▸ Given instruction:
Return the listing below exactly, with the pictures dropped.

▸ Dataset extract:
--------------------------------------------------
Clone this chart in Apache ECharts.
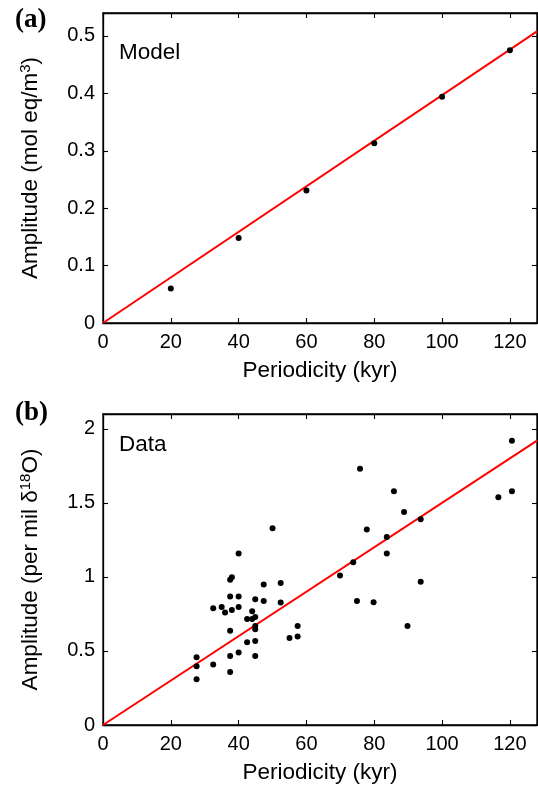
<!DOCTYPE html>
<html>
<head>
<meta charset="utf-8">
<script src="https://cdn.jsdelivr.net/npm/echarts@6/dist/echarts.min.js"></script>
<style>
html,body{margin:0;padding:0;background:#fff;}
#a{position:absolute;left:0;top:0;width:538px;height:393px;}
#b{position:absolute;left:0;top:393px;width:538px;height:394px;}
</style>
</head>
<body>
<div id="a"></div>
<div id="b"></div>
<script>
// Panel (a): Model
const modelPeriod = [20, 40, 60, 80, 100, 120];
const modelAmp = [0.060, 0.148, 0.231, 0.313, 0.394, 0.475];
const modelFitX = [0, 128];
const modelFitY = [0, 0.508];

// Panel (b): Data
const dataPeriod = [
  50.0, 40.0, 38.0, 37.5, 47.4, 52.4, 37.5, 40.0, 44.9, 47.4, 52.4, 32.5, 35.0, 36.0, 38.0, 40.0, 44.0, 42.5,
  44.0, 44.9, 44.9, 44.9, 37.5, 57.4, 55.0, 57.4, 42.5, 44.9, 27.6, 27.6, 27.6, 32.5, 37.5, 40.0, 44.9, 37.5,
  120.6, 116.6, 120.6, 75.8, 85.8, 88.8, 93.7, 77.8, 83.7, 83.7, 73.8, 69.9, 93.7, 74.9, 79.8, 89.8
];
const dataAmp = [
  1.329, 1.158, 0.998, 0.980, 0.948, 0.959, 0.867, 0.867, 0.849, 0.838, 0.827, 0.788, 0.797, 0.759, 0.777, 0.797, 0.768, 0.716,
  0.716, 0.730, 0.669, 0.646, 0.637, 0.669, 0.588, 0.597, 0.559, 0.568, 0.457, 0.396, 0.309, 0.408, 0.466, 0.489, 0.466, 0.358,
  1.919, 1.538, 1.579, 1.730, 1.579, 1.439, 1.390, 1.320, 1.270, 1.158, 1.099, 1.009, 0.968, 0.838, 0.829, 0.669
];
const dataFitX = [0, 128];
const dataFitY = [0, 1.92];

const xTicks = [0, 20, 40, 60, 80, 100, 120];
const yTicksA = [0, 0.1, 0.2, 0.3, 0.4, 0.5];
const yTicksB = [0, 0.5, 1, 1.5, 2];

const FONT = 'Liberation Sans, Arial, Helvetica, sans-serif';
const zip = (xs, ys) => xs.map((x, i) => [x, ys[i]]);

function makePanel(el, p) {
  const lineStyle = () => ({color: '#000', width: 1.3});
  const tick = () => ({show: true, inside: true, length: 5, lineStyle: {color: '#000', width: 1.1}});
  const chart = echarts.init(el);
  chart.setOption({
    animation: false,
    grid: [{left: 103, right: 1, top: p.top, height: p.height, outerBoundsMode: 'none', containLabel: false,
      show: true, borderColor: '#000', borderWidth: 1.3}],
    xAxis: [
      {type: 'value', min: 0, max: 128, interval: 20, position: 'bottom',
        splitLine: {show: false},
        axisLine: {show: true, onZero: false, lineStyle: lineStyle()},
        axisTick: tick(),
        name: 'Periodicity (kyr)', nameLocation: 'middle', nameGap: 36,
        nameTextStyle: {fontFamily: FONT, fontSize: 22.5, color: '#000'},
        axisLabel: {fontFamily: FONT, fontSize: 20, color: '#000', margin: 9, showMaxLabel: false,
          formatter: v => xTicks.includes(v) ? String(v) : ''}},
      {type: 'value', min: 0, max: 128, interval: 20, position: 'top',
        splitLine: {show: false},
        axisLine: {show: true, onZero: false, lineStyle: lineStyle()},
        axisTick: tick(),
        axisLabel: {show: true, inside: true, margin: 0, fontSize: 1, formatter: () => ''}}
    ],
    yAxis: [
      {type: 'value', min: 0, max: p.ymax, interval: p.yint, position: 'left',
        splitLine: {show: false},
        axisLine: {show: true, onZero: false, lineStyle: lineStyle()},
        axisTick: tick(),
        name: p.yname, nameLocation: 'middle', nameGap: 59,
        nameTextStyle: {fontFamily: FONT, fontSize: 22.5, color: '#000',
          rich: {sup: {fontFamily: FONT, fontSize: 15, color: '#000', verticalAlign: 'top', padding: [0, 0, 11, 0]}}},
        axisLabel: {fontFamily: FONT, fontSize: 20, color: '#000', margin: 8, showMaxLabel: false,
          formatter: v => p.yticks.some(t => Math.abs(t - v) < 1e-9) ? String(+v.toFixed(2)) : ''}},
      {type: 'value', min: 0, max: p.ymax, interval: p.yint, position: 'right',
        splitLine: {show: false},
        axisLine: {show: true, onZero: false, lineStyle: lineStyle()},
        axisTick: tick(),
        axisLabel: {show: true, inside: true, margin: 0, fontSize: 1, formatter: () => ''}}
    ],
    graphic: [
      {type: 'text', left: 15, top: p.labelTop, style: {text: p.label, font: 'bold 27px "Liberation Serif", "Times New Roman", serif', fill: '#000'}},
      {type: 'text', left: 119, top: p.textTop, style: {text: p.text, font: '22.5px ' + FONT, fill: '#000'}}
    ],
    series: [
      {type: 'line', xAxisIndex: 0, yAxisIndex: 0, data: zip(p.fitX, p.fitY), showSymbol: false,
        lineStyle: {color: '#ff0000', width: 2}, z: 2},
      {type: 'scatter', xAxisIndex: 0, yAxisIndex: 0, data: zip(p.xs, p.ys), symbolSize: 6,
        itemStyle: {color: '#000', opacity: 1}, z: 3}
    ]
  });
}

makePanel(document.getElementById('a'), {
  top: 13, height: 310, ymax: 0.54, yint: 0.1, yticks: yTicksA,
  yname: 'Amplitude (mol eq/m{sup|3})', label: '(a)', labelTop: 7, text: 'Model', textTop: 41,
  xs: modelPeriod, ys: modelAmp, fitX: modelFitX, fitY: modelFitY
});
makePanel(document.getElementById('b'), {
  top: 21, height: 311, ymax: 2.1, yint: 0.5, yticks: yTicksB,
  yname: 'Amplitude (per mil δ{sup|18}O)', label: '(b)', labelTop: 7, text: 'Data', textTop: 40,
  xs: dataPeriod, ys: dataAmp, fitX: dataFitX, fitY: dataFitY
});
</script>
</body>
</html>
--------------------------------------------------
▸ Task result:
Clone this chart in Apache ECharts.
<!DOCTYPE html>
<html>
<head>
<meta charset="utf-8">
<script src="https://cdn.jsdelivr.net/npm/echarts@6/dist/echarts.min.js"></script>
<style>
html,body{margin:0;padding:0;background:#fff;}
#a{position:absolute;left:0;top:0;width:538px;height:393px;}
#b{position:absolute;left:0;top:393px;width:538px;height:394px;}
</style>
</head>
<body>
<div id="a"></div>
<div id="b"></div>
<script>
// Panel (a): Model
const modelPeriod = [20, 40, 60, 80, 100, 120];
const modelAmp = [0.060, 0.148, 0.231, 0.313, 0.394, 0.475];
const modelFitX = [0, 128];
const modelFitY = [0, 0.508];

// Panel (b): Data
const dataPeriod = [
  50.0, 40.0, 38.0, 37.5, 47.4, 52.4, 37.5, 40.0, 44.9, 47.4, 52.4, 32.5, 35.0, 36.0, 38.0, 40.0, 44.0, 42.5,
  44.0, 44.9, 44.9, 44.9, 37.5, 57.4, 55.0, 57.4, 42.5, 44.9, 27.6, 27.6, 27.6, 32.5, 37.5, 40.0, 44.9, 37.5,
  120.6, 116.6, 120.6, 75.8, 85.8, 88.8, 93.7, 77.8, 83.7, 83.7, 73.8, 69.9, 93.7, 74.9, 79.8, 89.8
];
const dataAmp = [
  1.329, 1.158, 0.998, 0.980, 0.948, 0.959, 0.867, 0.867, 0.849, 0.838, 0.827, 0.788, 0.797, 0.759, 0.777, 0.797, 0.768, 0.716,
  0.716, 0.730, 0.669, 0.646, 0.637, 0.669, 0.588, 0.597, 0.559, 0.568, 0.457, 0.396, 0.309, 0.408, 0.466, 0.489, 0.466, 0.358,
  1.919, 1.538, 1.579, 1.730, 1.579, 1.439, 1.390, 1.320, 1.270, 1.158, 1.099, 1.009, 0.968, 0.838, 0.829, 0.669
];
const dataFitX = [0, 128];
const dataFitY = [0, 1.92];

const xTicks = [0, 20, 40, 60, 80, 100, 120];
const yTicksA = [0, 0.1, 0.2, 0.3, 0.4, 0.5];
const yTicksB = [0, 0.5, 1, 1.5, 2];

const FONT = 'Liberation Sans, Arial, Helvetica, sans-serif';
const zip = (xs, ys) => xs.map((x, i) => [x, ys[i]]);

function makePanel(el, p) {
  const lineStyle = () => ({color: '#000', width: 1.3});
  const tick = () => ({show: true, inside: true, length: 5, lineStyle: {color: '#000', width: 1.1}});
  const chart = echarts.init(el);
  chart.setOption({
    animation: false,
    grid: [{left: 103, right: 1, top: p.top, height: p.height, outerBoundsMode: 'none', containLabel: false,
      show: true, borderColor: '#000', borderWidth: 1.3}],
    xAxis: [
      {type: 'value', min: 0, max: 128, interval: 20, position: 'bottom',
        splitLine: {show: false},
        axisLine: {show: true, onZero: false, lineStyle: lineStyle()},
        axisTick: tick(),
        name: 'Periodicity (kyr)', nameLocation: 'middle', nameGap: 36,
        nameTextStyle: {fontFamily: FONT, fontSize: 22.5, color: '#000'},
        axisLabel: {fontFamily: FONT, fontSize: 20, color: '#000', margin: 9, showMaxLabel: false,
          formatter: v => xTicks.includes(v) ? String(v) : ''}},
      {type: 'value', min: 0, max: 128, interval: 20, position: 'top',
        splitLine: {show: false},
        axisLine: {show: true, onZero: false, lineStyle: lineStyle()},
        axisTick: tick(),
        axisLabel: {show: true, inside: true, margin: 0, fontSize: 1, formatter: () => ''}}
    ],
    yAxis: [
      {type: 'value', min: 0, max: p.ymax, interval: p.yint, position: 'left',
        splitLine: {show: false},
        axisLine: {show: true, onZero: false, lineStyle: lineStyle()},
        axisTick: tick(),
        name: p.yname, nameLocation: 'middle', nameGap: 59,
        nameTextStyle: {fontFamily: FONT, fontSize: 22.5, color: '#000',
          rich: {sup: {fontFamily: FONT, fontSize: 15, color: '#000', verticalAlign: 'top', padding: [0, 0, 11, 0]}}},
        axisLabel: {fontFamily: FONT, fontSize: 20, color: '#000', margin: 8, showMaxLabel: false,
          formatter: v => p.yticks.some(t => Math.abs(t - v) < 1e-9) ? String(+v.toFixed(2)) : ''}},
      {type: 'value', min: 0, max: p.ymax, interval: p.yint, position: 'right',
        splitLine: {show: false},
        axisLine: {show: true, onZero: false, lineStyle: lineStyle()},
        axisTick: tick(),
        axisLabel: {show: true, inside: true, margin: 0, fontSize: 1, formatter: () => ''}}
    ],
    graphic: [
      {type: 'text', left: 15, top: p.labelTop, style: {text: p.label, font: 'bold 27px "Liberation Serif", "Times New Roman", serif', fill: '#000'}},
      {type: 'text', left: 119, top: p.textTop, style: {text: p.text, font: '22.5px ' + FONT, fill: '#000'}}
    ],
    series: [
      {type: 'line', xAxisIndex: 0, yAxisIndex: 0, data: zip(p.fitX, p.fitY), showSymbol: false,
        lineStyle: {color: '#ff0000', width: 2}, z: 2},
      {type: 'scatter', xAxisIndex: 0, yAxisIndex: 0, data: zip(p.xs, p.ys), symbolSize: 6,
        itemStyle: {color: '#000', opacity: 1}, z: 3}
    ]
  });
}

makePanel(document.getElementById('a'), {
  top: 13, height: 310, ymax: 0.54, yint: 0.1, yticks: yTicksA,
  yname: 'Amplitude (mol eq/m{sup|3})', label: '(a)', labelTop: 7, text: 'Model', textTop: 41,
  xs: modelPeriod, ys: modelAmp, fitX: modelFitX, fitY: modelFitY
});
makePanel(document.getElementById('b'), {
  top: 21, height: 311, ymax: 2.1, yint: 0.5, yticks: yTicksB,
  yname: 'Amplitude (per mil δ{sup|18}O)', label: '(b)', labelTop: 7, text: 'Data', textTop: 40,
  xs: dataPeriod, ys: dataAmp, fitX: dataFitX, fitY: dataFitY
});
</script>
</body>
</html>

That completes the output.